Global oil prices experienced a significant drop on Friday, decreasing by over 2 percent, as reports emerged of a potential diplomatic breakthrough between the United States and Iran. The anticipated agreement could prolong a ceasefire and potentially ease shipping limitations through the Strait of Hormuz, a vital corridor for international energy trade.
Brent crude futures saw a decline to roughly $92 per barrel, while the U.S. West Texas Intermediate (WTI) crude dipped below $88 per barrel. These prices marked the lowest levels recorded since mid-April, with Brent and WTI each posting their steepest weekly losses since early April, down approximately 11 percent and more than 9 percent, respectively.
The market’s reaction was largely influenced by speculation that Washington and Tehran might have reached a preliminary accord aimed at extending the ceasefire and reopening the strategically crucial Strait of Hormuz.

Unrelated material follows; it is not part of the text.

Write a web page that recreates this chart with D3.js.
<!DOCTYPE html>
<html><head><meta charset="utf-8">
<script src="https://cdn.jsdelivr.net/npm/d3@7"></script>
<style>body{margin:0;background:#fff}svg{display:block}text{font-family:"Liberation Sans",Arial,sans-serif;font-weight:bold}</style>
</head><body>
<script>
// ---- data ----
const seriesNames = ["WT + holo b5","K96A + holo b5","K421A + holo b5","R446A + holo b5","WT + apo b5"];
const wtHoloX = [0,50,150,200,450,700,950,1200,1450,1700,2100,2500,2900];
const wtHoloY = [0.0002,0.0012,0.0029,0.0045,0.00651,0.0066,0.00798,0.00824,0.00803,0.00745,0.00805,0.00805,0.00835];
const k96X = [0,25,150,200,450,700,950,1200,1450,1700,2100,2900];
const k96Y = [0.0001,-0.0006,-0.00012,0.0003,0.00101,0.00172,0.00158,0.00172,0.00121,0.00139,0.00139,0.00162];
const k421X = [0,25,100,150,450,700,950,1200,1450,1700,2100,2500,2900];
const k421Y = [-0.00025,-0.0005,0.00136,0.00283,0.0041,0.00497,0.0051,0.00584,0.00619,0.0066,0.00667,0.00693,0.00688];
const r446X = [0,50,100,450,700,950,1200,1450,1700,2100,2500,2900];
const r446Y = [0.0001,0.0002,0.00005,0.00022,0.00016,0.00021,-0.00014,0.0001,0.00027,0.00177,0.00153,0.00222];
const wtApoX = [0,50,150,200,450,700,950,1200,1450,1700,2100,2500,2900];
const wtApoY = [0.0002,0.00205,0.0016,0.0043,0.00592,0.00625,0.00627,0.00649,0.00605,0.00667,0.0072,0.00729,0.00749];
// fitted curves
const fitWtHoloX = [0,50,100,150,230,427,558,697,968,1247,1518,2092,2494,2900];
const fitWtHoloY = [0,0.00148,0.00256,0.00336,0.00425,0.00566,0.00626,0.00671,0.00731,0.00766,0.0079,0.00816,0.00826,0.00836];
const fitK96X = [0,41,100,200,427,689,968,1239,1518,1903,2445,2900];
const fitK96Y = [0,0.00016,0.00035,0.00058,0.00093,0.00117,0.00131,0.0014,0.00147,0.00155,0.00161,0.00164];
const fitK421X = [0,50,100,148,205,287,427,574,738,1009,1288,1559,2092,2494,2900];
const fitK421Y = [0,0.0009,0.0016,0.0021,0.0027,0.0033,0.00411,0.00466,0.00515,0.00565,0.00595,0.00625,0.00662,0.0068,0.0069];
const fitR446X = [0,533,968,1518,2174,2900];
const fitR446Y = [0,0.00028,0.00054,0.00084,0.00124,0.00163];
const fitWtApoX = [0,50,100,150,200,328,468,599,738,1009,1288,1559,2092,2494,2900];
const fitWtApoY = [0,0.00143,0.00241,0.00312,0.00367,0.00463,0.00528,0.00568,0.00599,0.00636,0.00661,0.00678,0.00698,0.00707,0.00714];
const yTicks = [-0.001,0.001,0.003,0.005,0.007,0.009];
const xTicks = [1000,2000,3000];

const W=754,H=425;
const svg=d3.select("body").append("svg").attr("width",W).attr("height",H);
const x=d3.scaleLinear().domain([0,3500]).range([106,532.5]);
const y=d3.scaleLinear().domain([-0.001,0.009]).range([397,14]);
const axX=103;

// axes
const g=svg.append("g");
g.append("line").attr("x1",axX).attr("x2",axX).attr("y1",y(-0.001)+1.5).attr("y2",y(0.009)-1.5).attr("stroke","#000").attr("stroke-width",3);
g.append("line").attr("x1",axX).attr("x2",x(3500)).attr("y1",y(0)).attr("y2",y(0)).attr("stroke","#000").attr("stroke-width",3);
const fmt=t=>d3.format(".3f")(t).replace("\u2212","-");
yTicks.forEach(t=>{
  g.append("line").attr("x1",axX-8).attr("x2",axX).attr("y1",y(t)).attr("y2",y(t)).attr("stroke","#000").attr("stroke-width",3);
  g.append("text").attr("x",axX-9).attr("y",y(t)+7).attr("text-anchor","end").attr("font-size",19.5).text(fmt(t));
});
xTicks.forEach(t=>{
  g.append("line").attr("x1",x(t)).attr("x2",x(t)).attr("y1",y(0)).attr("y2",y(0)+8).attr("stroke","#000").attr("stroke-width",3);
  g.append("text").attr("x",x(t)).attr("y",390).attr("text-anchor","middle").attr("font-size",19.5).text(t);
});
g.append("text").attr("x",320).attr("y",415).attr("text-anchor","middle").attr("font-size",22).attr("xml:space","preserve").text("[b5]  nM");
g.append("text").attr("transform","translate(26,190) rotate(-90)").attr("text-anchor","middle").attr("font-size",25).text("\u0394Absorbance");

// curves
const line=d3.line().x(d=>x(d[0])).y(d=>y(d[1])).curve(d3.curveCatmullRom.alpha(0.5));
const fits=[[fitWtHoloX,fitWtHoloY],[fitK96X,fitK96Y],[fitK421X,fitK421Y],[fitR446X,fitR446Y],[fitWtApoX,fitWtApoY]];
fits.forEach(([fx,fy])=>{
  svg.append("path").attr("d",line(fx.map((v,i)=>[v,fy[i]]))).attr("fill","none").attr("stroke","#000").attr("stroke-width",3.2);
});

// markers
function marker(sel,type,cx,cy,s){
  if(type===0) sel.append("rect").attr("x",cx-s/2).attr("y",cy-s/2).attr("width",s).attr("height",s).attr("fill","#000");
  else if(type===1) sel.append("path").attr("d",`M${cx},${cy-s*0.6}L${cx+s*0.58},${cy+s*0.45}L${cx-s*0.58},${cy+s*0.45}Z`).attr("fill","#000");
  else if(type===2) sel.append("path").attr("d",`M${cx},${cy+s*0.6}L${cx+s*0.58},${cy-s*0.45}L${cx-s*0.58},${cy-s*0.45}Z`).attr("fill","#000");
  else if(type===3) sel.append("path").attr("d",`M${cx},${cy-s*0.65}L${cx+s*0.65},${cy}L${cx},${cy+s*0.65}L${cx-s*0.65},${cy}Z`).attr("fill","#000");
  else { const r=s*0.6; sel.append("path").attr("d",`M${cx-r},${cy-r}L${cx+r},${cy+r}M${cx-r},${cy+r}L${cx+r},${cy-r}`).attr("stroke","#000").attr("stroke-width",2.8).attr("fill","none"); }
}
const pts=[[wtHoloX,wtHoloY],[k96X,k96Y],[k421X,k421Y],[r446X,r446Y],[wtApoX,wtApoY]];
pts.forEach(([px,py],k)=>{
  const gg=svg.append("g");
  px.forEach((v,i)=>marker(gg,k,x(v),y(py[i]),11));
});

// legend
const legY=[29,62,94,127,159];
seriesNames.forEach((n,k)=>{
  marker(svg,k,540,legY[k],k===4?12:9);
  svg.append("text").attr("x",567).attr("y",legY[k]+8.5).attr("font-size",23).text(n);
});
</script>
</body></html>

Iranian media indicated that the proposal was under final review by Tehran, though a conclusive decision had yet to be made. The prospect of improved oil shipments through the strait alleviated some supply disruption concerns that had recently driven prices upward. Nonetheless, uncertainty lingers as current shipping activity through the waterway remains below the levels seen before the conflict.

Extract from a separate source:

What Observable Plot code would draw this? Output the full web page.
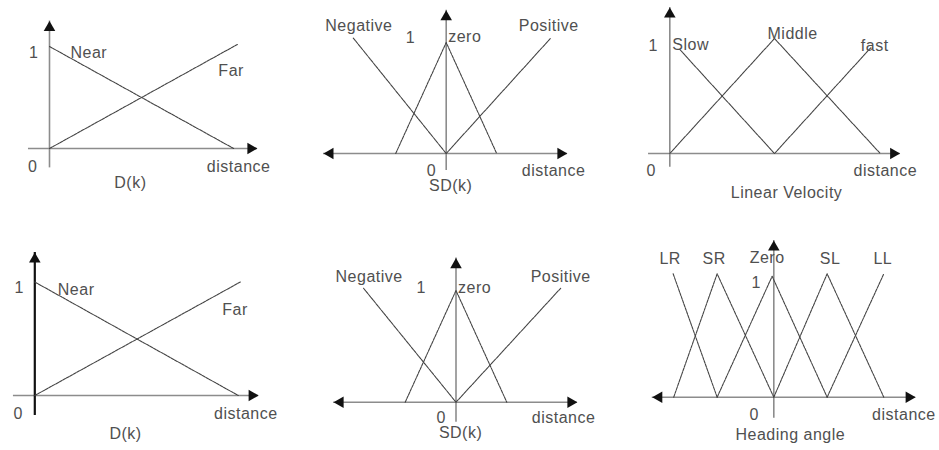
<!DOCTYPE html>
<html>
<head>
<meta charset="utf-8">
<script src="https://cdn.jsdelivr.net/npm/d3@7"></script>
<script src="https://cdn.jsdelivr.net/npm/@observablehq/plot@0.6"></script>
<style>
  body { margin: 0; background: #fff; }
  #grid { position: relative; width: 939px; height: 450px; overflow: hidden; }
  #grid > div { position: absolute; width: 313px; height: 225px; }
  #grid svg { overflow: visible; }
  #grid text { letter-spacing: 0.5px; }
  #grid g[aria-label="variable title"] text { letter-spacing: 1px; }
</style>
</head>
<body>
<div id="grid"></div>
<script>
// Fuzzy membership functions: each set is a polyline of [input, membership] breakpoints.
const distanceNames = ["Near", "Far"];
const distanceSetsA = [[[0, 1], [0.99, 0]], [[0, 0], [1.01, 1.02]]];
const distanceSetsB = [[[0, 1], [1, 0]], [[0, 0], [1.01, 1]]];

const sdNames = ["Negative", "zero", "Positive"];
const sdSetsA = [[[-1.84, 1.04], [0, 0]], [[-1, 0], [0, 1], [1, 0]], [[0, 0], [2.07, 1.04]]];
const sdSetsB = [[[-1.82, 1.02], [0, 0]], [[-1, 0], [0, 1], [1, 0]], [[0, 0], [2.06, 1.02]]];

const velocityNames = ["Slow", "Middle", "fast"];
const velocitySets = [[[0.1, 0.9], [1, 0]], [[0, 0], [1, 1], [2.01, 0]], [[1, 0], [1.92, 0.92]]];

const headingNames = ["LR", "SR", "Zero", "SL", "LL"];
const headingSets = [
  [[-1.83, 1], [-1.03, 0]],
  [[-1.82, 0], [-1.03, 1], [0, 0]],
  [[-1.03, 0], [-0.03, 0.98], [0.97, 0]],
  [[0, 0], [0.97, 1], [2, 0]],
  [[0.97, 0], [2, 1]]
];

const tickLabels = ["0", "1"];
const axisName = "distance";
const variableTitles = ["D(k)", "SD(k)", "Linear Velocity", "D(k)", "SD(k)", "Heading angle"];

// Panel layout: page placement, pixel origin and unit lengths, axis extents, label offsets.
const panels = [
  { names: distanceNames, sets: distanceSetsA, title: variableTitles[0],
    left: 0, top: 0, ox: 49, oy: 148, ux: 186, uy: 102,
    xAxis: [-0.113, 1.118], yAxis: [-0.19, 1.25],
    labels: [{dx: 21, dy: 6, anchor: "start"}, {dx: -19, dy: 26, anchor: "start"}],
    one: [-11, 6], zero: [-12, 18], dist: [13, 18], titleX: 0.435, titleDy: 34 },
  { names: sdNames, sets: sdSetsA, title: variableTitles[1],
    left: 313, top: 0, ox: 445.7, oy: 153, ux: 50.5, uy: 111,
    xAxis: [-2.43, 2.40], yAxis: [-0.153, 1.29],
    labels: [{dx: -28, dy: -12, anchor: "start"}, {dx: 2, dy: -6, anchor: "start"}, {dx: -32, dy: -12, anchor: "start"}],
    one: [-31, -5], zero: [-10, 17], dist: [18, 17], titleX: 0.09, titleDy: 32 },
  { names: velocityNames, sets: velocitySets, title: variableTitles[2],
    left: 626, top: 0, ox: 669.3, oy: 153, ux: 104.7, uy: 115,
    xAxis: [-0.203, 2.20], yAxis: [-0.12, 1.27],
    labels: [{dx: -8, dy: -5, anchor: "start"}, {dx: -7, dy: -5, anchor: "start"}, {dx: -10, dy: -2, anchor: "start"}],
    one: [-12, 7], zero: [-14, 17], dist: [17, 17], titleX: 1.115, titleDy: 39 },
  { names: distanceNames, sets: distanceSetsB, title: variableTitles[3],
    left: 0, top: 225, ox: 34.3, oy: 395, ux: 203.5, uy: 113.5,
    xAxis: [-0.105, 1.10], yAxis: [-0.176, 1.26], boldY: true,
    labels: [{dx: 23, dy: 8, anchor: "start"}, {dx: -18, dy: 28, anchor: "start"}],
    one: [-11, 6], zero: [-12, 18], dist: [19, 18], titleX: 0.446, titleDy: 38 },
  { names: sdNames, sets: sdSetsB, title: variableTitles[4],
    left: 313, top: 225, ox: 455.5, oy: 401.7, ux: 50.8, uy: 111.7,
    xAxis: [-2.41, 2.39], yAxis: [-0.18, 1.29],
    labels: [{dx: -28, dy: -11, anchor: "start"}, {dx: 2, dy: -3, anchor: "start"}, {dx: -30, dy: -11, anchor: "start"}],
    one: [-30, -3], zero: [-10, 16], dist: [18, 16], titleX: 0.09, titleDy: 31 },
  { names: headingNames, sets: headingSets, title: variableTitles[5],
    left: 626, top: 225, ox: 773.3, oy: 396.7, ux: 55, uy: 123.4,
    xAxis: [-2.21, 2.58], yAxis: [-0.17, 1.27],
    labels: [{dx: -3, dy: -15, anchor: "middle"}, {dx: -3, dy: -15, anchor: "middle"}, {dx: -5, dy: -18, anchor: "middle"},
             {dx: 3, dy: -15, anchor: "middle"}, {dx: -1, dy: -15, anchor: "middle"}],
    one: [-13, 9], zero: [-15, 18], dist: [20, 18], titleX: 0.3, titleDy: 38 }
];

const font = {fontFamily: "Liberation Sans, Arial, sans-serif", fontSize: 16, fill: "#505050"};
const lineColor = "#444";
const axisColor = "#8c8c8c";
const head = {symbol: "triangle", r: 4.3, fill: "#111"};
const tip = 6.7;

function drawPanel(p) {
  const rows = p.sets.flatMap((pts, i) => pts.map(([x, y]) => ({set: p.names[i], x, y})));
  const peaks = p.sets.map((pts, i) => {
    const top = pts.reduce((a, b) => (b[1] > a[1] ? b : a));
    return {name: p.names[i], x: top[0], y: top[1]};
  });
  const origin = [{x: 0, y: 0}];
  const unit = [{x: 0, y: 1}];
  const xEnd = [{x: p.xAxis[1], y: 0}];
  const xStart = [{x: p.xAxis[0], y: 0}];
  const yEnd = [{x: 0, y: p.yAxis[1]}];
  const bothSides = p.xAxis[0] < -1;

  const marks = [
    Plot.ruleY([0], {x1: p.xAxis[0], x2: p.xAxis[1], stroke: axisColor, strokeWidth: 1.6}),
    Plot.ruleX([0], {y1: p.yAxis[0], y2: p.yAxis[1],
      stroke: p.boldY ? "#111" : axisColor, strokeWidth: p.boldY ? 2.2 : 1.6}),
    Plot.line(rows, {x: "x", y: "y", z: "set", stroke: lineColor, strokeWidth: 1.1, strokeDasharray: "3,1"}),
    Plot.dot(xEnd, {x: "x", y: "y", ...head, rotate: 90, dx: -tip}),
    Plot.dot(yEnd, {x: "x", y: "y", ...head, rotate: 0, dy: tip}),
    ...(bothSides ? [Plot.dot(xStart, {x: "x", y: "y", ...head, rotate: -90, dx: tip})] : []),
    ...peaks.map((d, i) => Plot.text([d], {x: "x", y: "y", text: "name", ...font,
      dx: p.labels[i].dx, dy: p.labels[i].dy, textAnchor: p.labels[i].anchor})),
    Plot.text(unit, {x: "x", y: "y", text: () => tickLabels[1], ...font, textAnchor: "end", dx: p.one[0], dy: p.one[1]}),
    Plot.text(origin, {x: "x", y: "y", text: () => tickLabels[0], ...font, textAnchor: "end", dx: p.zero[0], dy: p.zero[1]}),
    Plot.text(xEnd, {x: "x", y: "y", text: () => axisName, ...font, textAnchor: "end", dx: p.dist[0], dy: p.dist[1]}),
    Plot.text([{x: p.titleX, y: 0}], {x: "x", y: "y", text: () => p.title, ...font, textAnchor: "middle",
      dy: p.titleDy, ariaLabel: "variable title"})
  ];

  const chart = Plot.plot({
    width: 313,
    height: 225,
    margin: 0,
    x: {type: "linear", domain: [0, 1], range: [p.ox - p.left, p.ox - p.left + p.ux], axis: null},
    y: {type: "linear", domain: [0, 1], range: [p.oy - p.top, p.oy - p.top - p.uy], axis: null},
    style: {background: "transparent", overflow: "visible"},
    marks
  });
  const holder = document.createElement("div");
  holder.style.left = p.left + "px";
  holder.style.top = p.top + "px";
  holder.appendChild(chart);
  document.getElementById("grid").appendChild(holder);
}

panels.forEach(drawPanel);
</script>
</body>
</html>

Analysts observed that market participants are closely monitoring developments regarding the potential U.S.-Iran deal, with many investors opting to close bullish positions as oil prices continue their downward trajectory. Despite the recent price drop, forecasts suggest that oil prices might stay high if shipping interruptions endure for an extended period.

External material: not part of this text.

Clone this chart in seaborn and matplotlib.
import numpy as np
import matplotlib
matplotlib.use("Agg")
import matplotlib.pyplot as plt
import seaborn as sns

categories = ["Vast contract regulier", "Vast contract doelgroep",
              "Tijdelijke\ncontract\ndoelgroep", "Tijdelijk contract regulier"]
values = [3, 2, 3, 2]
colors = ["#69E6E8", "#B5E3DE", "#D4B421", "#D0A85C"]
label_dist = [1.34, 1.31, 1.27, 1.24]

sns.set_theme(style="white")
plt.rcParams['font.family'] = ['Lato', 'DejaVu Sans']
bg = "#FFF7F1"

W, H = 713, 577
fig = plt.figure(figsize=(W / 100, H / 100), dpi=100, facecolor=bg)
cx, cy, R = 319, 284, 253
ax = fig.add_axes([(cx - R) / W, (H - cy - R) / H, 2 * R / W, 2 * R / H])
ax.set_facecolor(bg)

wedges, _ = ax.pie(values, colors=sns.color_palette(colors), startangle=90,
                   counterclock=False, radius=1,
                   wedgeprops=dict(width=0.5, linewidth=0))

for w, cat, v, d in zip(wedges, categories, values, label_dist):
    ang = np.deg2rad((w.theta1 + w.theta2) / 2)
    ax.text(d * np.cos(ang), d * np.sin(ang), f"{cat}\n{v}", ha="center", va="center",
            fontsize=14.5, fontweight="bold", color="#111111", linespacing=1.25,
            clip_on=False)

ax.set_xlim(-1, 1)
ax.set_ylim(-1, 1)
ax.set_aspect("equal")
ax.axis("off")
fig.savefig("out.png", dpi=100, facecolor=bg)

In the meantime, Saudi Arabia is anticipated to reduce its official selling prices for crude oil exports to Asia for the second month in a row, reflecting weaker demand and decreasing spot market premiums. Demand from major Asian buyers has remained modest, even as supply concerns in the Middle East persist. Additionally, recent U.S. inventory reports indicated declines in crude oil, gasoline, and distillate stockpiles, signifying stronger domestic demand and increased refinery activity.